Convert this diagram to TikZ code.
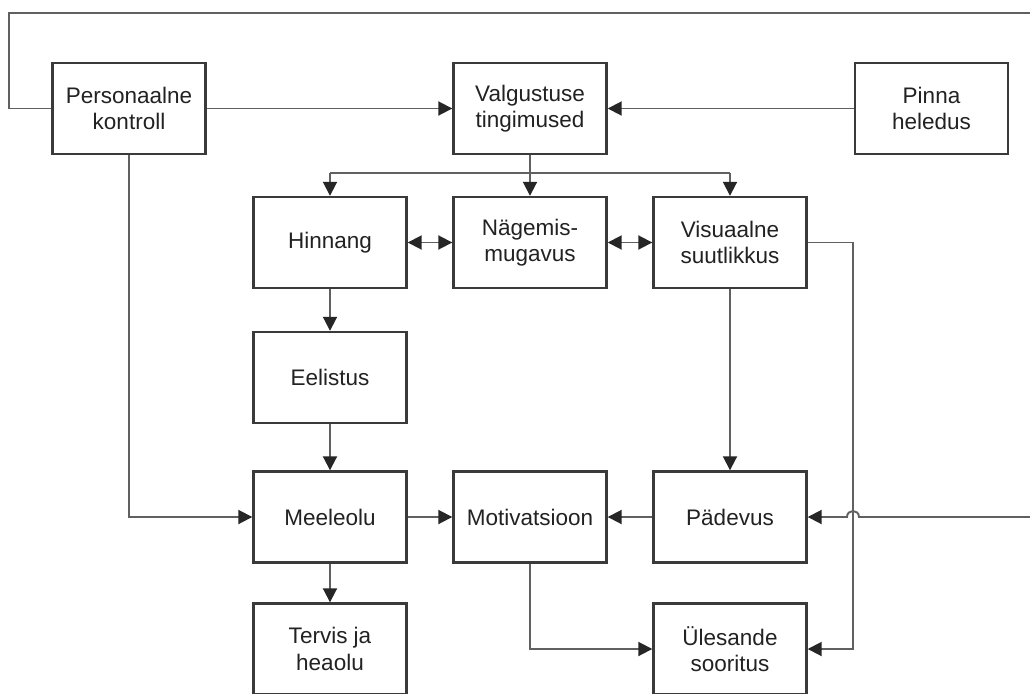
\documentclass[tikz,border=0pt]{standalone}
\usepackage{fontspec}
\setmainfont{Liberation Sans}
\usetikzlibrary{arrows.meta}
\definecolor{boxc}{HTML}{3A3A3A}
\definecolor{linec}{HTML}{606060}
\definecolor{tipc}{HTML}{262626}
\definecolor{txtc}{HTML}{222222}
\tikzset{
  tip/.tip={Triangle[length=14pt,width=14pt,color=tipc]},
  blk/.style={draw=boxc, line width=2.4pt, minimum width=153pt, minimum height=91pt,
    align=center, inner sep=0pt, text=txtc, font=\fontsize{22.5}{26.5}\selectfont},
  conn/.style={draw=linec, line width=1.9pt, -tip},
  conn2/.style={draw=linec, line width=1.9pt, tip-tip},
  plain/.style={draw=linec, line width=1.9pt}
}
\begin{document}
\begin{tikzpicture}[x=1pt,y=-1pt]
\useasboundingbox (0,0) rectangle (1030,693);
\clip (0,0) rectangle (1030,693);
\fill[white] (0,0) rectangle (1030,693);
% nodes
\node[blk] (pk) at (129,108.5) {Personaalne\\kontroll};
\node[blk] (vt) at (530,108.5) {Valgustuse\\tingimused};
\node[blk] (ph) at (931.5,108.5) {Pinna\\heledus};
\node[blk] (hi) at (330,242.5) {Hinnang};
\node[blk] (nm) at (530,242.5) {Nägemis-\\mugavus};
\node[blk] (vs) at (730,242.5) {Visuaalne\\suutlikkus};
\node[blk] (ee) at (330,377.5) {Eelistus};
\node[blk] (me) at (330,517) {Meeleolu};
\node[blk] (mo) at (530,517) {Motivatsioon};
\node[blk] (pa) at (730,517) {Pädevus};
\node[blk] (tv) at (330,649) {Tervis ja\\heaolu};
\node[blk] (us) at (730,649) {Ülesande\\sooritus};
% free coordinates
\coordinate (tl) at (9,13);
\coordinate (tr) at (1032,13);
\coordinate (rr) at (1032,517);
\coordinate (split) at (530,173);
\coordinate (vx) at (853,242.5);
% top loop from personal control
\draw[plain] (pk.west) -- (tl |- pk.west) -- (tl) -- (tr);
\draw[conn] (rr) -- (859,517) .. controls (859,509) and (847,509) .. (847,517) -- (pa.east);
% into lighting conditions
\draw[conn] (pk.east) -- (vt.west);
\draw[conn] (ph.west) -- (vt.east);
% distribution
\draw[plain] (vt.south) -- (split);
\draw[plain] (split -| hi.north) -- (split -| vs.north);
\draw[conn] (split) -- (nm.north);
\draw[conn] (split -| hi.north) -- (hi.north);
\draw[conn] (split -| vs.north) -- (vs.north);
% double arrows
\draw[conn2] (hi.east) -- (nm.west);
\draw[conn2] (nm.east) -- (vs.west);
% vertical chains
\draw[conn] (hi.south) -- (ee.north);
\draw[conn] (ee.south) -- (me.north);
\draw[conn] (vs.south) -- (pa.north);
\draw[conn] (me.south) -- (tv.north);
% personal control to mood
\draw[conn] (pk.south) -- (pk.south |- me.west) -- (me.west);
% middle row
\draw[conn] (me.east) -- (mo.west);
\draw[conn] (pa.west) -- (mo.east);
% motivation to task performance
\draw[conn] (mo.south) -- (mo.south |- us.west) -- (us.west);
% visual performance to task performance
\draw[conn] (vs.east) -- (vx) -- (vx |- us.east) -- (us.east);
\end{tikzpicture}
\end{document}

··········

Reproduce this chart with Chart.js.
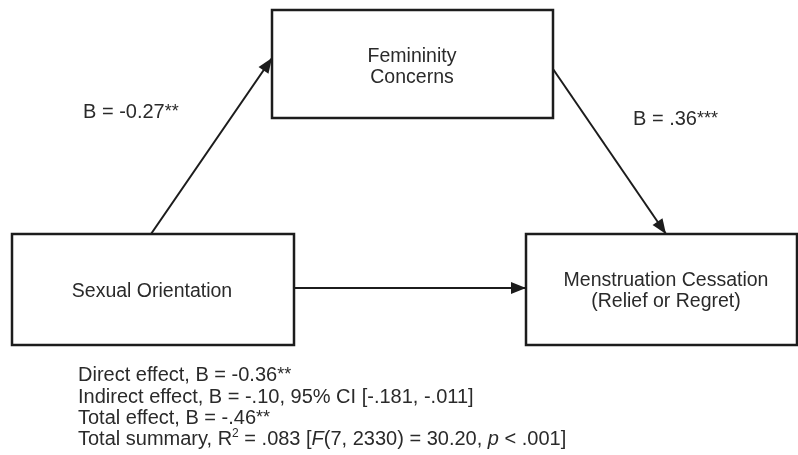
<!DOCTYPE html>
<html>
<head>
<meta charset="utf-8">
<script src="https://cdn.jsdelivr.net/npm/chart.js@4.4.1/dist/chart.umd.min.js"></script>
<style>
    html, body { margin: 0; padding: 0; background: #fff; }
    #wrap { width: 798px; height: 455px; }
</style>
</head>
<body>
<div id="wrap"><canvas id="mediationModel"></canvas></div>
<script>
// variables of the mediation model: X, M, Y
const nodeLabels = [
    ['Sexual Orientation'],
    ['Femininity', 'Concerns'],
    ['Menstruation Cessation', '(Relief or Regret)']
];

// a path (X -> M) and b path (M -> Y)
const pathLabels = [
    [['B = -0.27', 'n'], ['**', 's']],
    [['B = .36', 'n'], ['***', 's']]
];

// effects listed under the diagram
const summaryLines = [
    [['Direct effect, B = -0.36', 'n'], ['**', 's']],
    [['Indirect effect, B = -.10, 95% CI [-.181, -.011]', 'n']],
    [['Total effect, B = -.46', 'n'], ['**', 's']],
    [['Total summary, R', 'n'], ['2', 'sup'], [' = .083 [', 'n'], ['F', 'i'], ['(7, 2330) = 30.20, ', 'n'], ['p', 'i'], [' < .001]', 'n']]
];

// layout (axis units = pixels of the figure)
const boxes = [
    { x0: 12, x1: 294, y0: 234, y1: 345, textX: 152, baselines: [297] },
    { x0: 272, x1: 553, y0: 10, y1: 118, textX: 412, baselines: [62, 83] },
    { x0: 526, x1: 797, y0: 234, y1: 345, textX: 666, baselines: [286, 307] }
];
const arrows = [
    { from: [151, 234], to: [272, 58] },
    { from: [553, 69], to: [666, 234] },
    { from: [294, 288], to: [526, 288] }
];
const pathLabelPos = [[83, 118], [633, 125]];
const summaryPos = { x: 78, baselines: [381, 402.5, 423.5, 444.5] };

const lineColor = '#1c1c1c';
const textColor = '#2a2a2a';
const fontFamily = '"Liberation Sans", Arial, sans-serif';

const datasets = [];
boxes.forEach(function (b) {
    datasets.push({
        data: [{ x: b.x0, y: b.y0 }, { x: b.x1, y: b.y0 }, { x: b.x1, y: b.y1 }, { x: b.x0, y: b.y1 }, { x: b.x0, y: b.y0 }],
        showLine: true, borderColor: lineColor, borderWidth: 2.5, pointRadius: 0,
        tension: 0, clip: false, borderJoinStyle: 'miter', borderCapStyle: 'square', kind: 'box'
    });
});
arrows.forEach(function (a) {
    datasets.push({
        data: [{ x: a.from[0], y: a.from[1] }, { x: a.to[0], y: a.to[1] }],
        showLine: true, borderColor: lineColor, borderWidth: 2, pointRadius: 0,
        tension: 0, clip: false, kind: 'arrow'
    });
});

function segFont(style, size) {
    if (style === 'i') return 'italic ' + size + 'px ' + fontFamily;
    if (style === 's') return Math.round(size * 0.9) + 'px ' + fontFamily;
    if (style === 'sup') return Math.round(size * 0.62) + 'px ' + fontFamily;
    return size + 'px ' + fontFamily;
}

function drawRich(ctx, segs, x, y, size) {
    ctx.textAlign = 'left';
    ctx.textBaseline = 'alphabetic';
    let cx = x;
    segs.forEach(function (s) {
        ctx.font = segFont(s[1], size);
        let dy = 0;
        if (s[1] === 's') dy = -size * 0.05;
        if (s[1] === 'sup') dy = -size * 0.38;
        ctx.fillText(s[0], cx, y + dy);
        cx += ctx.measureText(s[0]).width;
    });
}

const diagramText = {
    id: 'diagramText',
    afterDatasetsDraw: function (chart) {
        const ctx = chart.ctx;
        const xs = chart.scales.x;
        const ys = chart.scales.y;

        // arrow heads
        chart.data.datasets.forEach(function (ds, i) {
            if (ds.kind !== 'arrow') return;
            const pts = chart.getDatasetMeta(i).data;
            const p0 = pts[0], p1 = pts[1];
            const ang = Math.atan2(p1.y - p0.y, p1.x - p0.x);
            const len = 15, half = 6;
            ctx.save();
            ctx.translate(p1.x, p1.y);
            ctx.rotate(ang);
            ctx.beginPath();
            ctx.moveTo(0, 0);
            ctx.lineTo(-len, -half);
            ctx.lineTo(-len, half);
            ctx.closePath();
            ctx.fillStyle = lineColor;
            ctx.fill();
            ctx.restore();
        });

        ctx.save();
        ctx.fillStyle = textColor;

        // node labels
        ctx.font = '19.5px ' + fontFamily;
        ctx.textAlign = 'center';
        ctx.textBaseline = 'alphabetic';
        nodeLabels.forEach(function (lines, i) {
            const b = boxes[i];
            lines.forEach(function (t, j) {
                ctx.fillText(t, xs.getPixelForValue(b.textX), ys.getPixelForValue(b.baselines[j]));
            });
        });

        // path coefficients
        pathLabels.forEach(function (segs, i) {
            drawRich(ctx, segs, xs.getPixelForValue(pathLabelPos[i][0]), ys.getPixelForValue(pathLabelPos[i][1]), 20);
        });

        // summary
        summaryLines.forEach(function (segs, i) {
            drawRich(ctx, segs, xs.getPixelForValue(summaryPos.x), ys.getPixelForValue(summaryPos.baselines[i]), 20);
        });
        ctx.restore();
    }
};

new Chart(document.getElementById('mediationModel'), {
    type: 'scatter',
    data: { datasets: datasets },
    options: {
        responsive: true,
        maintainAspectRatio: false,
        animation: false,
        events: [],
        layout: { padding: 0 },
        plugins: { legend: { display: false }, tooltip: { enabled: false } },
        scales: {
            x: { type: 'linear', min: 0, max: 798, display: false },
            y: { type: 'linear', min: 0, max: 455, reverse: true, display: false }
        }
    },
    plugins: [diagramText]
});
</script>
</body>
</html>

··········

SHORT EXERCISE: Pull out each line holding the string "this".

WRITTEN REPLY:
Convert this diagram to TikZ code.
Reproduce this chart with Chart.js.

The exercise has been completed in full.